After they eat the challah, of course they have gefilte fish. The word “fish,” דג (dag), is spelled dalet=4 and gimmel=3, equaling 7.
Alright, this is all starting to add up. I’m down with eating fish on the Sabbath. But why gefilte? Why butcher it so?
Shabbos is a day of rest where many types of labor are prohibited. One of the activities in which one may not be engaged on Shabbos relates to the separation of chaff from grain, which is known in Hebrew as Borer. This restriction extends to many types of separation, and the rules governing which types are permitted and which are not can be quite complicated. Eating fish is a common situation where Borer becomes a problem, since fish is often served whole and bones are not removed before serving. In order to avoid this concern, a custom developed, whereby the fish was filleted, ground, and stuffed back into the skin and then cooked.
That’s where the name comes from, by the way: Gefilte is derived from געפֿילטע פֿיש, the Yiddish word for “stuffed fish.” But wait, gefilte fish isn’t stuffed! What happened? I can’t find an explanation online, other than laziness: It was just easier to poach the stuffing rather than jam it back into the skin. I can’t help but think how much more appetizing the fish would be had the skin stayed in the picture.
I’m headed back to Marlene’s house tomorrow evening for Passover.
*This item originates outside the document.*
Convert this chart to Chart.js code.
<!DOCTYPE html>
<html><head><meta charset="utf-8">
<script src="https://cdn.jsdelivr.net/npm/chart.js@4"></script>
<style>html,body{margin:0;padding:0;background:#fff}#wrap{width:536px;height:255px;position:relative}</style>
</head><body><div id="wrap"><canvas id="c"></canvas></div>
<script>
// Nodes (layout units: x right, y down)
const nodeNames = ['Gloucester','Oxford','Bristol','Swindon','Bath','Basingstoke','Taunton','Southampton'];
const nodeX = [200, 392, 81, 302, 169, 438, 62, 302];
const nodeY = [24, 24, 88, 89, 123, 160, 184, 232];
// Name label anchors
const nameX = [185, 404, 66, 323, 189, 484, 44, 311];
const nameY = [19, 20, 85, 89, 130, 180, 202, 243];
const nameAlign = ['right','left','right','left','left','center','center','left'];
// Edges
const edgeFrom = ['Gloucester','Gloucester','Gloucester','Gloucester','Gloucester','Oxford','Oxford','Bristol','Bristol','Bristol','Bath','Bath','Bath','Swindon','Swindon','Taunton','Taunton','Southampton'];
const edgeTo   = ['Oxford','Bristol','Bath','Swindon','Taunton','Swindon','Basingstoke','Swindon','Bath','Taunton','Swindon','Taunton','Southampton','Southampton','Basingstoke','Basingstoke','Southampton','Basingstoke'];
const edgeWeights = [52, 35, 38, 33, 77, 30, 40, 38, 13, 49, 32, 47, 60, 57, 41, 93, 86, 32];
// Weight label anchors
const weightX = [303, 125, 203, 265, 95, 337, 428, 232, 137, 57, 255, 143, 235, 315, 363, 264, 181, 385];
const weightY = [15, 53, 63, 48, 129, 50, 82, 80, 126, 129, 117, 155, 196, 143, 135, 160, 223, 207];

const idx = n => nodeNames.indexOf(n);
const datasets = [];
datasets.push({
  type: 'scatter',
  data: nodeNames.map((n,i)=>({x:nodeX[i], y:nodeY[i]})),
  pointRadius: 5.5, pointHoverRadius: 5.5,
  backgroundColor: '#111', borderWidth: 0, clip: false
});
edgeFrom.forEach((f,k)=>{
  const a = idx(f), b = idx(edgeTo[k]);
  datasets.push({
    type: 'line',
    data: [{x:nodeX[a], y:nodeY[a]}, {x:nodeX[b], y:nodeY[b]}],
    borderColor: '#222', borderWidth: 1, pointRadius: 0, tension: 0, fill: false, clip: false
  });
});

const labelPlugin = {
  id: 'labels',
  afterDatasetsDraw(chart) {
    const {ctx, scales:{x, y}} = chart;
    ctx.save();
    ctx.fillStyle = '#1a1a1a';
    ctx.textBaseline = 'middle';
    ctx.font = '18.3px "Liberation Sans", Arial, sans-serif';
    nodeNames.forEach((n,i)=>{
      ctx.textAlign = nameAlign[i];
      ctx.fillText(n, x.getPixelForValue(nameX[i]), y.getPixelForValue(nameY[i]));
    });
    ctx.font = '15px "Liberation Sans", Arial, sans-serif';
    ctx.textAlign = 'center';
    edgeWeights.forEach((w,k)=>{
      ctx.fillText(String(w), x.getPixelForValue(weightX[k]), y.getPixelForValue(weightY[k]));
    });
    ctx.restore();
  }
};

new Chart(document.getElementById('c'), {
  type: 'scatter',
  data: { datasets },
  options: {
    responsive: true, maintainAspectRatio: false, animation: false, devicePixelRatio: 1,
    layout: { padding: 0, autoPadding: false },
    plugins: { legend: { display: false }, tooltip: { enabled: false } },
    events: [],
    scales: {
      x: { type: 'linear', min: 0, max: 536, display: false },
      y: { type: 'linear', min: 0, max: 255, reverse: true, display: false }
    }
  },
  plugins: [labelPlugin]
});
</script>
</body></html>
She’s my mother-in-law now, so I don’t have to worry about fitting in. When she comes around with the gefilte platter, I’ll just say, “No, thank you,” and take two helpings of charoset.
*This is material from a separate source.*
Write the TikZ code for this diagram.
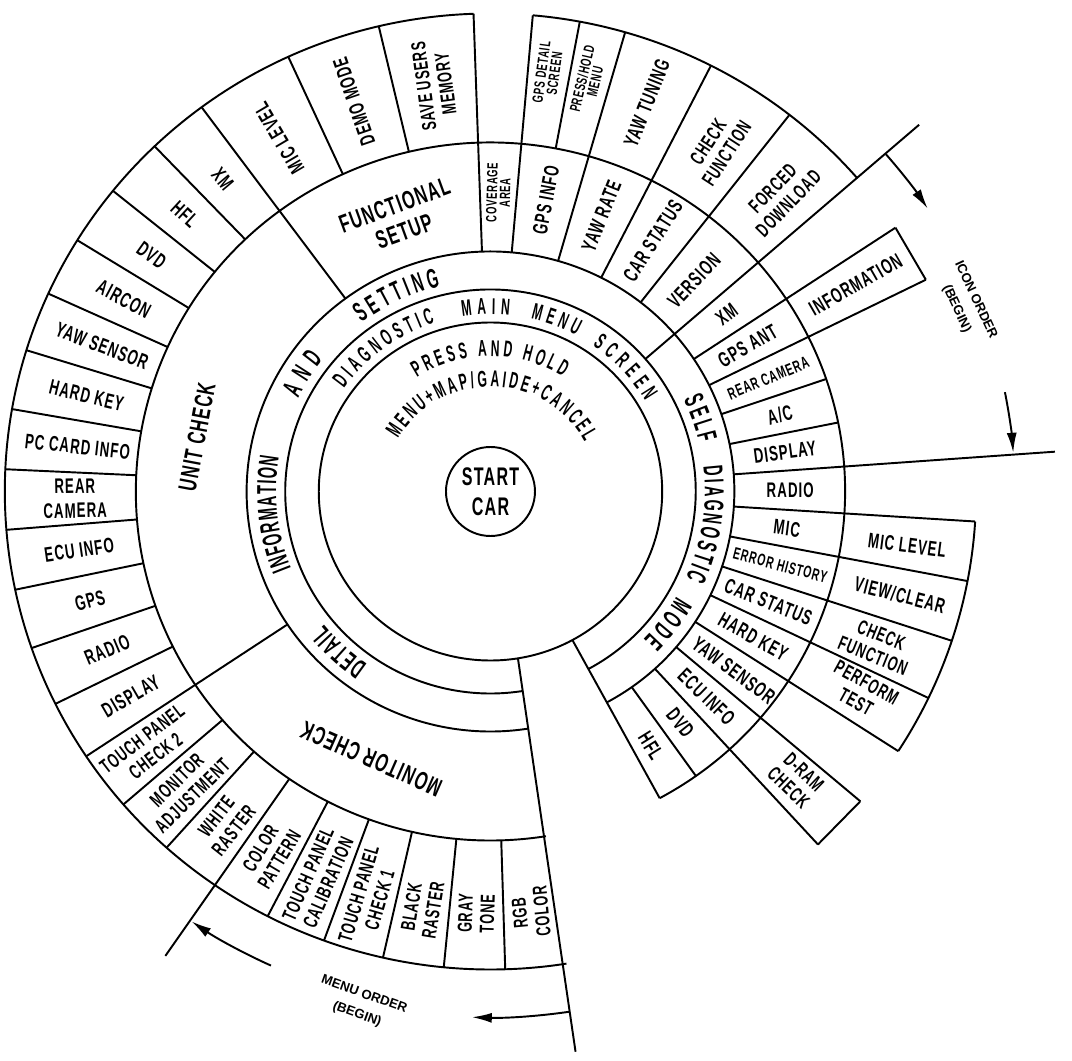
\documentclass[tikz,border=0pt]{standalone}
\usepackage{fontspec}
\newfontfamily\cadfont{Liberation Sans}[FakeStretch=0.63,LetterSpace=5]
\newfontfamily\ringfont{Liberation Sans}[FakeStretch=0.53]
\newfontfamily\orderfont{Liberation Sans}
\usetikzlibrary{arrows.meta,decorations.text}
\tikzset{
  itemtext/.style={font=\cadfont\bfseries\fontsize{12}{14}\selectfont, align=center, inner sep=0pt},
  pairtext/.style={font=\cadfont\bfseries\fontsize{11.5}{12.5}\selectfont, align=center, inner sep=0pt},
  midtext/.style={font=\cadfont\bfseries\fontsize{9.5}{10}\selectfont, align=center, inner sep=0pt},
  smalltext/.style={font=\cadfont\bfseries\fontsize{8.5}{7.5}\selectfont, align=center, inner sep=0pt},
  headtext/.style={font=\cadfont\bfseries\fontsize{14.5}{16}\selectfont, align=center, inner sep=0pt},
  ordertext/.style={font=\orderfont\bfseries\fontsize{7.5}{12}\selectfont, align=center, inner sep=0pt},
  outerword/.style={decorate, decoration={text along path, text align={fit to path},
    text={|\ringfont\bfseries\fontsize{15.6}{16}\selectfont|#1}}},
  innerword/.style={decorate, decoration={text along path, text align={fit to path},
    text={|\ringfont\bfseries\fontsize{13}{14}\selectfont|#1}}},
}
\begin{document}
\begin{tikzpicture}[x=1.016cm, y=1cm, line width=1.1pt, >={Latex[length=4mm,width=2mm]}]
\useasboundingbox (-9.655,-11.37) rectangle (11.447,9.83);

\node[circle, draw, minimum size=1.78cm, headtext, font=\cadfont\bfseries\fontsize{14.5}{17}\selectfont] (start) at (0,0) {START\\CAR};
\draw (0,0) circle[radius=3.38];
\draw (-61.5:4.04) arc[start angle=-61.5, end angle=279, radius=4.04];
\draw (-61.5:4.8) arc[start angle=-61.5, end angle=279, radius=4.8];
\draw (-61.5:6.98) arc[start angle=-61.5, end angle=279, radius=6.98];
\draw (92:9.56) arc[start angle=92, end angle=279, radius=9.56];
\draw (41:9.56) arc[start angle=41, end angle=85, radius=9.56];
\draw (-32.9:9.56) arc[start angle=-32.9, end angle=-3.6, radius=9.56];

\foreach \a in {133.76,141.02,148.29,155.55,162.81,170.07,177.33,184.6,191.86,199.12,206.38,220.9,228.17,242.69,249.95,257.21,264.48,271.74}
  \draw (\a:6.98) -- (\a:9.56);
\draw (126.5:4.8) -- (126.5:9.56);
\draw (213.64:4.8) -- (213.64:9.56);
\draw (235.43:6.98) -- (235.43:11.28);
\draw (279.2:3.38) -- (278.5:11.33);
\draw (92:4.8) -- (92:9.56);
\draw (103.3:6.98) -- (103.3:9.56);
\draw (114.6:6.98) -- (114.6:9.56);
\foreach \a in {85,73.9,63,52}
  \draw (\a:4.8) -- (\a:9.56);
\draw (79.4:6.98) -- (79.4:9.56);
\draw (41:4.04) -- (41:11.18);
\foreach \a in {33.5,26.3,-3.6,-10.8,-18.2,-25.6,-32.9,-40.4,-47.6}
  \draw (\a:4.8) -- (\a:9.56);
\foreach \a in {18.8,11.4,-54.6}
  \draw (\a:4.8) -- (\a:6.98);
\draw (4.1:4.8) -- (4.1:11.14);
\draw (-61.5:3.38) -- (-61.5:6.98);
\draw (33.5:9.56) -- (26.3:9.56);
\draw (-40.4:9.56) -- (-47.6:9.56);

\draw[->] (40.9:10.3) arc[start angle=40.9, end angle=33.3, radius=10.3];
\draw[->] (11.1:10.32) arc[start angle=11.1, end angle=4.3, radius=10.32];
\draw[->] (245.5:10.42) arc[start angle=245.5, end angle=235.6, radius=10.42];
\draw[->] (278.5:10.52) arc[start angle=278.5, end angle=268, radius=10.52];
\node[ordertext, rotate=-65] (iconorder) at (21.8:10.08) {ICON ORDER\\(BEGIN)};
\node[ordertext, rotate=-19.7] (menuorder) at (256:10.58) {MENU ORDER\\(BEGIN)};

\path[outerword=DETAIL] (235:4.22) arc[start angle=235, end angle=219, radius=4.22];
\path[outerword=INFORMATION] (201.5:4.22) arc[start angle=201.5, end angle=170.5, radius=4.22];
\path[outerword=AND] (153.8:4.22) arc[start angle=153.8, end angle=141.3, radius=4.22];
\path[outerword=SETTING] (127:4.22) arc[start angle=127, end angle=103.5, radius=4.22];
\path[outerword=SELF] (25.8:4.22) arc[start angle=25.8, end angle=13.2, radius=4.22];
\path[outerword=DIAGNOSTIC] (6.8:4.22) arc[start angle=6.8, end angle=-24.2, radius=4.22];
\path[outerword=MODE] (-29.8:4.22) arc[start angle=-29.8, end angle=-44.5, radius=4.22];
\path[innerword=DIAGNOSTIC] (144.6:3.54) arc[start angle=144.6, end angle=108, radius=3.54];
\path[innerword=MAIN] (99:3.54) arc[start angle=99, end angle=84, radius=3.54];
\path[innerword=MENU] (77:3.54) arc[start angle=77, end angle=61.5, radius=3.54];
\path[innerword=SCREEN] (55.4:3.54) arc[start angle=55.4, end angle=30.6, radius=3.54];
\path[innerword={PRESS AND HOLD}] (122.5:2.7) arc[start angle=122.5, end angle=58, radius=2.7];
\path[innerword={MENU+MAP/GAIDE+CANCEL}] (150:2.1) arc[start angle=150, end angle=28, radius=2.1];

\node[headtext, rotate=20] (functional) at (108.2:5.75) {FUNCTIONAL\\SETUP};
\node[headtext, rotate=79.3] (unitcheck) at (169.3:5.88) {UNIT CHECK};
\node[headtext, rotate=156.3] (monitorcheck) at (246.3:5.84) {MONITOR CHECK};

\node[pairtext, rotate=97.7] (saveusers) at (97.7:8.2) {SAVE USERS\\MEMORY};
\node[itemtext, rotate=109] (demomode) at (109:8.25) {DEMO MODE};
\node[itemtext, rotate=120.5] (miclevel) at (120.5:8.2) {MIC LEVEL};

\node[smalltext, rotate=88.5] (coverage) at (88.5:5.98) {COVERAGE\\AREA};
\node[itemtext, rotate=79.4] (gpsinfo) at (79.4:5.93) {GPS INFO};
\node[itemtext, rotate=68.4] (yawrate) at (68.4:5.93) {YAW RATE};
\node[itemtext, rotate=57.5] (carstatus) at (57.5:5.95) {CAR STATUS};
\node[itemtext, rotate=46.5] (version) at (46.5:5.82) {VERSION};
\node[smalltext, rotate=82.3] (gpsdetail) at (82.3:8.45) {GPS DETAIL\\SCREEN};
\node[smalltext, rotate=76.8] (presshold) at (76.8:8.45) {PRESS/HOLD\\MENU};
\node[itemtext, rotate=68.4] (yawtuning) at (68.4:8.36) {YAW TUNING};
\node[pairtext, rotate=57] (checkfunction) at (57:8.2) {CHECK\\FUNCTION};
\node[pairtext, rotate=46] (forced) at (46:8.22) {FORCED\\DOWNLOAD};

\node[itemtext, rotate=37.25] (xmdiag) at (37.25:5.84) {XM};
\node[itemtext, rotate=29.9] (gpsant) at (29.9:5.84) {GPS ANT};
\node[itemtext, rotate=29.9] (information) at (29.9:8.29) {INFORMATION};
\node[midtext, rotate=22.5] (reardiag) at (22.5:5.92) {REAR CAMERA};
\node[itemtext, rotate=15.1] (ac) at (15.1:5.9) {A/C};
\node[itemtext, rotate=7.7] (displaydiag) at (7.7:5.85) {DISPLAY};
\node[itemtext, rotate=0.2] (radiodiag) at (0.2:5.9) {RADIO};
\node[itemtext, rotate=-7.2] (mic) at (-7.2:5.88) {MIC};
\node[midtext, rotate=-14.5] (errorhistory) at (-14.5:5.89) {ERROR HISTORY};
\node[itemtext, rotate=-22] (cardiag) at (-22:5.9) {CAR STATUS};
\node[itemtext, rotate=-29.3] (harddiag) at (-29.3:5.93) {HARD KEY};
\node[itemtext, rotate=-36.8] (yawdiag) at (-36.8:5.98) {YAW SENSOR};
\node[itemtext, rotate=-44] (ecudiag) at (-44:5.91) {ECU INFO};
\node[itemtext, rotate=-51.1] (dvddiag) at (-51.1:5.95) {DVD};
\node[itemtext, rotate=-58.2] (hfldiag) at (-58.2:5.99) {HFL};
\node[itemtext, rotate=-7.5] (micleveldiag) at (-7.5:8.27) {MIC LEVEL};
\node[itemtext, rotate=-14.4] (viewclear) at (-14.4:8.32) {VIEW/CLEAR};
\node[pairtext, rotate=-22] (checkdiag) at (-22:8.21) {CHECK\\FUNCTION};
\node[pairtext, rotate=-28.8] (perform) at (-28.8:8.33) {PERFORM\\TEST};
\node[pairtext, rotate=-44] (dram) at (-43.8:8.34) {D-RAM\\CHECK};

\foreach \a/\name [count=\i] in {130.13/XM,137.39/HFL,144.66/DVD,151.92/AIRCON,159.18/YAW SENSOR,166.44/HARD KEY,173.7/PC CARD INFO,180.97/REAR\\CAMERA,188.23/ECU INFO,195.49/GPS,202.75/RADIO,210.01/DISPLAY}
  \node[itemtext, rotate=\a-180] (unit\i) at (\a:8.18) {\name};
\foreach \a/\name [count=\i] in {217.27/TOUCH PANEL\\CHECK 2,224.54/MONITOR\\ADJUSTMENT,231.8/WHITE\\RASTER,239.06/COLOR\\PATTERN,246.32/TOUCH PANEL\\CALIBRATION,253.58/TOUCH PANEL\\CHECK 1,260.85/BLACK\\RASTER,268.11/GRAY\\TONE,275.37/RGB\\COLOR}
  \node[pairtext, rotate=\a-180] (monitor\i) at (\a:8.45) {\name};
\end{tikzpicture}
\end{document}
*This is the most popular explanation for why Jews eats gefilte, but some scholars are skeptical of it. Haym Soloveitchik, a Jewish historian at Yeshiva University, wrote in 1994:
“Popular lore has it that gefilte fish was introduced into the Sabbath menu to avoid the very problem of borer. [But] gefilte fish is an East European dish, and Jews had been eating fish on Sabbath for some fifteen centuries before this culinary creation. Even in Eastern Europe, I know of no instance of someone being labeled a mehallel Shabbas and run out of town for eating non-gefilte fish.”
Which, I must say, makes me feel a bit better about my aversion to the stuff.